I am looking for any articles anyone may know of on developing a finite
state machine in a gui application?
Basically what I have is a fairly complex gui which needs to go through
several (3 - 7?) states. Complex algorithms are running as their own
separate code blocks operating on class-level data structures, the
completion of the processing of one set of data takes the application from
one 'state' to another.

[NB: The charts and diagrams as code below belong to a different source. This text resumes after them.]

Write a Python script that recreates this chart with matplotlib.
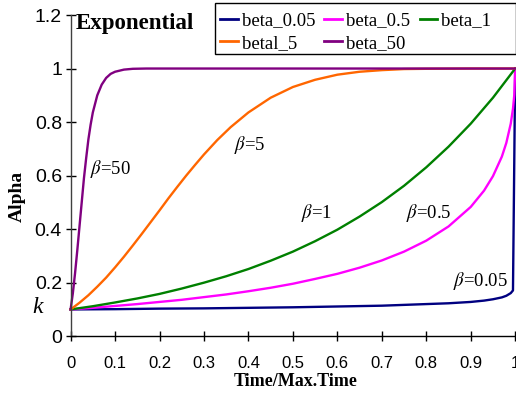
import matplotlib
matplotlib.use("Agg")
import matplotlib.pyplot as plt
from matplotlib.patches import Rectangle
from matplotlib.ticker import FixedLocator, FixedFormatter

# ---- data ----
t_b005 = [0, 0.1, 0.2, 0.3, 0.4, 0.5, 0.6, 0.7, 0.8, 0.85, 0.9, 0.93, 0.95, 0.97, 0.98, 0.99, 0.995, 1.0]
a_b005 = [0.100, 0.101, 0.103, 0.104, 0.106, 0.108, 0.111, 0.114, 0.120, 0.123, 0.128, 0.133, 0.138, 0.145, 0.151, 0.161, 0.171, 1.0]

t_b05 = [0, 0.05, 0.1, 0.15, 0.2, 0.25, 0.3, 0.35, 0.4, 0.45, 0.5, 0.55, 0.6, 0.65, 0.7, 0.75,
         0.8, 0.85, 0.9, 0.93, 0.95, 0.97, 0.98, 0.99, 0.995, 0.998, 1.0]
a_b05 = [0.100, 0.106, 0.113, 0.120, 0.128, 0.136, 0.146, 0.156, 0.168, 0.181, 0.196, 0.214, 0.233, 0.256,
         0.283, 0.316, 0.357, 0.410, 0.483, 0.544, 0.598, 0.671, 0.722, 0.794, 0.850, 0.902, 1.0]

t_b1 = [0, 0.05, 0.1, 0.15, 0.2, 0.25, 0.3, 0.35, 0.4, 0.45, 0.5, 0.55, 0.6, 0.65, 0.7, 0.75, 0.8, 0.85, 0.9, 0.95, 1.0]
a_b1 = [0.100, 0.112, 0.126, 0.141, 0.158, 0.178, 0.200, 0.224, 0.251, 0.282, 0.316, 0.355, 0.398, 0.447,
        0.501, 0.562, 0.631, 0.708, 0.794, 0.891, 1.000]

t_b5 = [0, 0.02, 0.04, 0.06, 0.08, 0.10, 0.12, 0.14, 0.16, 0.18, 0.20, 0.22, 0.24, 0.26, 0.28, 0.30,
        0.33, 0.36, 0.40, 0.45, 0.50, 0.55, 0.60, 0.65, 0.70, 0.75, 0.80, 0.90, 1.0]
a_b5 = [0.100, 0.125, 0.153, 0.185, 0.219, 0.257, 0.297, 0.339, 0.382, 0.426, 0.470, 0.515, 0.558, 0.600,
        0.640, 0.679, 0.733, 0.781, 0.836, 0.891, 0.931, 0.958, 0.977, 0.988, 0.994, 0.998, 0.999, 1.0, 1.0]

t_b50 = [0, 0.005, 0.01, 0.015, 0.02, 0.025, 0.03, 0.035, 0.04, 0.045, 0.05, 0.06, 0.07, 0.08, 0.09,
         0.10, 0.12, 0.14, 0.17, 0.2, 0.4, 0.6, 0.8, 1.0]
a_b50 = [0.100, 0.160, 0.235, 0.320, 0.410, 0.500, 0.590, 0.665, 0.735, 0.790, 0.836, 0.900, 0.940, 0.965,
         0.980, 0.988, 0.996, 0.999, 1.0, 1.0, 1.0, 1.0, 1.0, 1.0]

series_labels = ["beta_0.05", "beta_0.5", "beta_1", "betal_5", "beta_50"]
series_colors = ["#000080", "#FF00FF", "#008000", "#FF6600", "#800080"]

x_ticks = [0, 0.1, 0.2, 0.3, 0.4, 0.5, 0.6, 0.7, 0.8, 0.9, 1.0]
x_ticklabels = ["0", "0.1", "0.2", "0.3", "0.4", "0.5", "0.6", "0.7", "0.8", "0.9", "1"]
y_ticks = [0, 0.2, 0.4, 0.6, 0.8, 1.0, 1.2]
y_ticklabels = ["0", "0.2", "0.4", "0.6", "0.8", "1", "1.2"]

# ---- figure ----
plt.rcParams["mathtext.fontset"] = "stix"
W, H = 516, 394
fig = plt.figure(figsize=(W / 100, H / 100), dpi=100)
ax = fig.add_axes([70.6 / W, 1 - 336.2 / H, 444.6 / W, 321.2 / H])

serif = "Liberation Serif"
sans = "Liberation Sans"

data = [(t_b005, a_b005), (t_b05, a_b05), (t_b1, a_b1), (t_b5, a_b5), (t_b50, a_b50)]
handles = []
for (t, a), lab, col in zip(data, series_labels, series_colors):
    h, = ax.plot(t, a, color=col, lw=1.7, label=lab, clip_on=False, solid_joinstyle="round")
    handles.append(h)

ax.set_xlim(0, 1)
ax.set_ylim(0, 1.2)
for s in ["top", "right"]:
    ax.spines[s].set_visible(False)
ax.spines["left"].set_color("#404040")
ax.spines["bottom"].set_color("black")
ax.spines["left"].set_linewidth(1.0)
ax.spines["bottom"].set_linewidth(1.0)

ax.xaxis.set_major_locator(FixedLocator(x_ticks))
ax.xaxis.set_major_formatter(FixedFormatter(x_ticklabels))
ax.yaxis.set_major_locator(FixedLocator(y_ticks))
ax.yaxis.set_major_formatter(FixedFormatter(y_ticklabels))
ax.tick_params(axis="x", direction="inout", length=7, width=1, pad=10.5, labelsize=12)
ax.tick_params(axis="y", direction="inout", length=6.5, width=1, pad=3, labelsize=14)
for lbl in ax.get_xticklabels() + ax.get_yticklabels():
    lbl.set_fontfamily(sans)

ax.set_xlabel("Time/Max.Time", fontfamily=serif, fontweight="bold", fontsize=13, va="baseline")
ax.xaxis.set_label_coords((296 - 70.6) / 444.6, (336.2 - 386) / 321.2)
ax.set_ylabel("Alpha", fontfamily=serif, fontweight="bold", fontsize=14, va="center")
ax.yaxis.set_label_coords((17 - 70.6) / 444.6, (336.2 - 196) / 321.2)

def px(x, y):
    return x / W, 1 - y / H

fig.text(*px(76, 29.3), "Exponential", fontfamily=serif, fontweight="bold", fontsize=16.5,
         ha="left", va="baseline")
fig.text(*px(32, 313), "k", fontfamily=serif, fontstyle="italic", fontsize=17,
         ha="left", va="baseline")

notes = [(90.5, 174, "50"), (234, 150.5, "5"), (300.7, 218, "1"), (406, 218, "0.5"), (453.3, 286, "0.05")]
for x, y, v in notes:
    fig.text(*px(x, y), r"$\beta$=" + v, fontfamily=serif, fontsize=13.5, ha="left", va="baseline")

# legend box (Excel-style fixed-width frame)
x0, y0, x1, y1 = 215, 3.3, 515.7, 54
fig.add_artist(Rectangle(px(x0, y1), (x1 - x0) / W, (y1 - y0) / H, transform=fig.transFigure,
                         facecolor="white", edgecolor="black", lw=1.0, zorder=4))
order = [0, 3, 1, 4, 2]
leg = fig.legend([handles[i] for i in order], [series_labels[i] for i in order],
                 loc="upper left", bbox_to_anchor=px(220, 12), ncol=3,
                 prop={"family": serif, "size": 13.5}, frameon=False,
                 borderpad=0, labelspacing=0.3, handlelength=0.95, handletextpad=0.2,
                 columnspacing=0.5, borderaxespad=0)
leg.set_zorder(5)
for lh in leg.get_lines():
    lh.set_linewidth(2)

fig.savefig("out.png", dpi=100)
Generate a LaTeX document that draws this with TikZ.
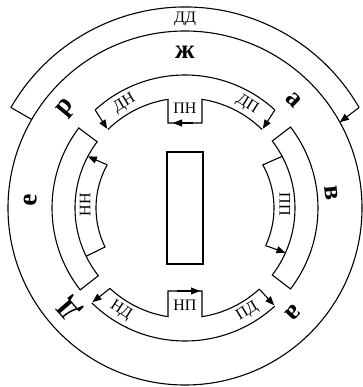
\documentclass[tikz,border=0pt]{standalone}
\usepackage{fontspec}
\setmainfont{Liberation Serif}
\usetikzlibrary{arrows.meta}
\begin{document}
\begin{tikzpicture}[x=1pt,y=1pt, line width=1.1pt,
  tri/.style={-{Triangle[length=9pt,width=7pt]}},
  small/.style={font=\fontsize{16}{16}\selectfont, inner sep=0pt},
  big/.style={font=\bfseries\fontsize{27}{27}\selectfont, inner sep=0pt}]
\useasboundingbox (-185pt,-179pt) rectangle (177pt,208pt);
% outer circle
\draw (0,0) circle[radius=177pt];
% DD band
\draw (150:177pt) -- (150:201pt) arc[start angle=150,end angle=30,radius=201pt];
\draw[tri] (30:201pt) -- (29:177pt);
% top band
\draw (47.5:133pt) arc[start angle=47.5,end angle=132.5,radius=133pt];
\draw[tri] (132.5:133pt) -- (134.5:111pt);
\draw[tri] (47.5:133pt) -- (45.5:111pt);
\draw (134.5:110pt) arc[start angle=134.5,end angle=98.9,radius=110pt] -- (-17pt,85pt) -- (17pt,85pt) -- (81.1:110pt) arc[start angle=81.1,end angle=45.5,radius=110pt];
\draw[tri] (8pt,85pt) -- (-12pt,85pt);
% bottom band
\draw (225.5:133pt) arc[start angle=225.5,end angle=312.5,radius=133pt];
\draw[tri] (227:110pt) -- (225.5:132pt);
\draw[tri] (312.5:110pt) -- (312.5:132pt);
\draw (227:110pt) arc[start angle=227,end angle=261.1,radius=110pt] -- (-17pt,-83pt) -- (17pt,-83pt) -- (278.9:110pt) arc[start angle=278.9,end angle=312.5,radius=110pt];
\draw[tri] (-8pt,-83pt) -- (15pt,-83pt);
% left outer band
\draw (143:133pt) arc[start angle=143,end angle=218,radius=133pt] -- (218:110pt) arc[start angle=218,end angle=143,radius=110pt] -- cycle;
% NN band
\draw (206:110pt) -- (206:89pt) arc[start angle=206,end angle=151,radius=89pt];
\draw[tri] (151:89pt) -- (152:110pt);
% right outer band
\draw (-37.5:133pt) arc[start angle=-37.5,end angle=37.5,radius=133pt] -- (37.5:110pt) arc[start angle=37.5,end angle=-37.5,radius=110pt] -- cycle;
% PP band
\draw (28:110pt) -- (29:89pt) arc[start angle=29,end angle=-25,radius=89pt];
\draw[tri] (-25:89pt) -- (-24:110pt);
% centre rectangle
\draw[line width=1.6pt] (-18pt,-56pt) rectangle (18pt,56pt);
% labels
\node[small] (ldd) at (0pt,189pt) {ДД};
\node[small,rotate=31] (ldn) at (120:121pt) {ДН};
\node[small,rotate=-32] (ldp) at (59:121pt) {ДП};
\node[small] (lpn) at (0pt,100pt) {ПН};
\node[small] (lnp) at (0pt,-97pt) {НП};
\node[small,rotate=-33] (lnd) at (238:121pt) {НД};
\node[small,rotate=31] (lpd) at (301:121pt) {ПД};
\node[small,rotate=90] (lnn) at (178:100pt) {НН};
\node[small,rotate=-90] (lpp) at (2:100pt) {ПП};
\node[big] (lzh) at (0pt,156pt) {ж};
\node[big,rotate=-45] (la) at (45:153pt) {а};
\node[big,rotate=-84] (lv) at (6:147pt) {в};
\node[big,rotate=-134] (lg) at (-44:150pt) {а};
\node[big,rotate=131] (ld) at (221:153pt) {Д};
\node[big,rotate=87] (le) at (177:155pt) {е};
\node[big,rotate=50] (lr) at (140:155pt) {р};
\end{tikzpicture}
\end{document}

Once the last operation is complete, some user
activity will probably have occurred on the user interface that makes it
'dirty' and means the first operation has to start again, to cycle the
transition of repopulating the data structures to update them.
I've decided to go down the multithreading road, because the operations take
too long (a few whole seconds) for them to execute in the primary thread of
the user interface as they block it up, but there probably IS time for them
all to run in time to 'keep up' with the user entering data as they cannot
enter a lot of data incessantly fast all the time (or probably won't) - as
the time they have to lock some actual elements on the interface is
negligible compared to the total time they will take to run.
What's more, there are some cases which will be identified where the first
process can start again before the last one of the previous cycle has
completely finished, enabling a multithreading scenario to take advantage of
this.
What's the best way of accomplishing this? I'm trying to work on a suitable
class structure.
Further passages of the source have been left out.